[Exercise directions]:
Produce an exact copy of all the data below, dropping every image.

[Collected data]:

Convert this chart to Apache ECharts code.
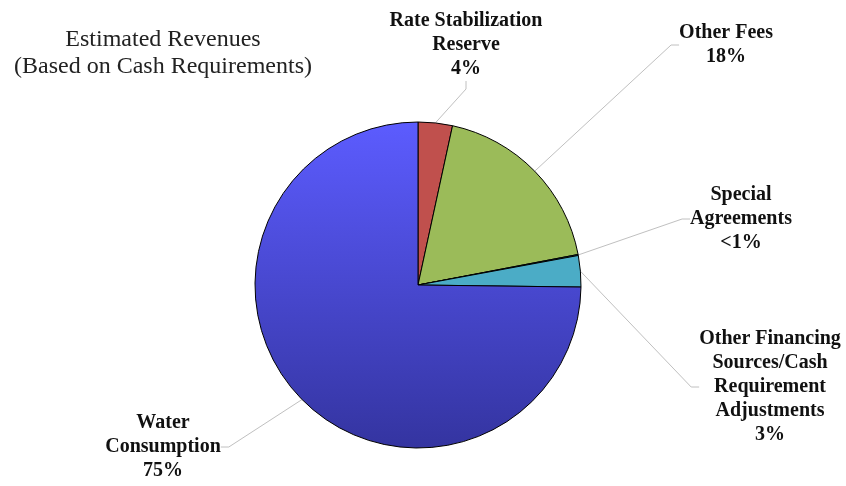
<!DOCTYPE html>
<html>
<head>
<meta charset="utf-8">
<script src="https://cdn.jsdelivr.net/npm/echarts@6/dist/echarts.min.js"></script>
<style>
  html, body { margin: 0; padding: 0; background: #fff; }
  #main { width: 846px; height: 486px; }
</style>
</head>
<body>
<div id="main"></div>
<script>
// slice data, clockwise from 12 o'clock
var names = ['Rate Stabilization\nReserve', 'Other Fees', 'Special\nAgreements',
             'Other Financing\nSources/Cash\nRequirement\nAdjustments', 'Water\nConsumption'];
var values = [3.4, 18.6, 0.1, 3.1, 74.8];
var pctLabels = ['4%', '18%', '<1%', '3%', '75%'];

var colors = [
    '#c0504d', '#9bbb59', '#4bacc6', '#4bacc6',
    new echarts.graphic.LinearGradient(0, 0, 0, 1, [
        { offset: 0, color: '#5c5cff' },
        { offset: 1, color: '#3434a0' }
    ])
];
// where each label block sits (center x, center y)
var labelPos = [[466, 45], [726, 45], [741, 219], [770, 387], [163, 447]];

var data = [];
for (var i = 0; i < names.length; i++) {
    data.push({
        name: names[i],
        value: values[i],
        itemStyle: { color: colors[i] }
    });
}

var myChart = echarts.init(document.getElementById('main'));
var option = {
    backgroundColor: '#fff',
    animation: false,
    title: {
        text: 'Estimated Revenues\n(Based on Cash Requirements)',
        left: 158,
        top: 21,
        textAlign: 'center',
        textStyle: {
            fontFamily: 'Liberation Serif',
            fontWeight: 'normal',
            fontSize: 24,
            lineHeight: 27,
            color: '#222'
        }
    },
    series: [
        {
            type: 'pie',
            center: [418, 285],
            radius: 163,
            startAngle: 90,
            clockwise: true,
            data: data,
            itemStyle: {
                borderColor: '#000',
                borderWidth: 1
            },
            label: {
                show: true,
                position: 'outside',
                fontFamily: 'Liberation Serif',
                fontWeight: 'bold',
                fontSize: 20,
                lineHeight: 24,
                color: '#111',
                align: 'center',
                formatter: function (p) {
                    return p.name + '\n' + pctLabels[p.dataIndex];
                }
            },
            labelLine: {
                show: true,
                length: 20,
                length2: 8,
                smooth: false,
                lineStyle: { color: '#c0c0c0', width: 1 }
            },
            labelLayout: function (params) {
                var pos = labelPos[params.dataIndex];
                return {
                    x: pos[0],
                    y: pos[1],
                    align: 'center',
                    verticalAlign: 'middle'
                };
            }
        }
    ]
};
myChart.setOption(option);
</script>
</body>
</html>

[Complete output]:
Convert this chart to Apache ECharts code.
<!DOCTYPE html>
<html>
<head>
<meta charset="utf-8">
<script src="https://cdn.jsdelivr.net/npm/echarts@6/dist/echarts.min.js"></script>
<style>
  html, body { margin: 0; padding: 0; background: #fff; }
  #main { width: 846px; height: 486px; }
</style>
</head>
<body>
<div id="main"></div>
<script>
// slice data, clockwise from 12 o'clock
var names = ['Rate Stabilization\nReserve', 'Other Fees', 'Special\nAgreements',
             'Other Financing\nSources/Cash\nRequirement\nAdjustments', 'Water\nConsumption'];
var values = [3.4, 18.6, 0.1, 3.1, 74.8];
var pctLabels = ['4%', '18%', '<1%', '3%', '75%'];

var colors = [
    '#c0504d', '#9bbb59', '#4bacc6', '#4bacc6',
    new echarts.graphic.LinearGradient(0, 0, 0, 1, [
        { offset: 0, color: '#5c5cff' },
        { offset: 1, color: '#3434a0' }
    ])
];
// where each label block sits (center x, center y)
var labelPos = [[466, 45], [726, 45], [741, 219], [770, 387], [163, 447]];

var data = [];
for (var i = 0; i < names.length; i++) {
    data.push({
        name: names[i],
        value: values[i],
        itemStyle: { color: colors[i] }
    });
}

var myChart = echarts.init(document.getElementById('main'));
var option = {
    backgroundColor: '#fff',
    animation: false,
    title: {
        text: 'Estimated Revenues\n(Based on Cash Requirements)',
        left: 158,
        top: 21,
        textAlign: 'center',
        textStyle: {
            fontFamily: 'Liberation Serif',
            fontWeight: 'normal',
            fontSize: 24,
            lineHeight: 27,
            color: '#222'
        }
    },
    series: [
        {
            type: 'pie',
            center: [418, 285],
            radius: 163,
            startAngle: 90,
            clockwise: true,
            data: data,
            itemStyle: {
                borderColor: '#000',
                borderWidth: 1
            },
            label: {
                show: true,
                position: 'outside',
                fontFamily: 'Liberation Serif',
                fontWeight: 'bold',
                fontSize: 20,
                lineHeight: 24,
                color: '#111',
                align: 'center',
                formatter: function (p) {
                    return p.name + '\n' + pctLabels[p.dataIndex];
                }
            },
            labelLine: {
                show: true,
                length: 20,
                length2: 8,
                smooth: false,
                lineStyle: { color: '#c0c0c0', width: 1 }
            },
            labelLayout: function (params) {
                var pos = labelPos[params.dataIndex];
                return {
                    x: pos[0],
                    y: pos[1],
                    align: 'center',
                    verticalAlign: 'middle'
                };
            }
        }
    ]
};
myChart.setOption(option);
</script>
</body>
</html>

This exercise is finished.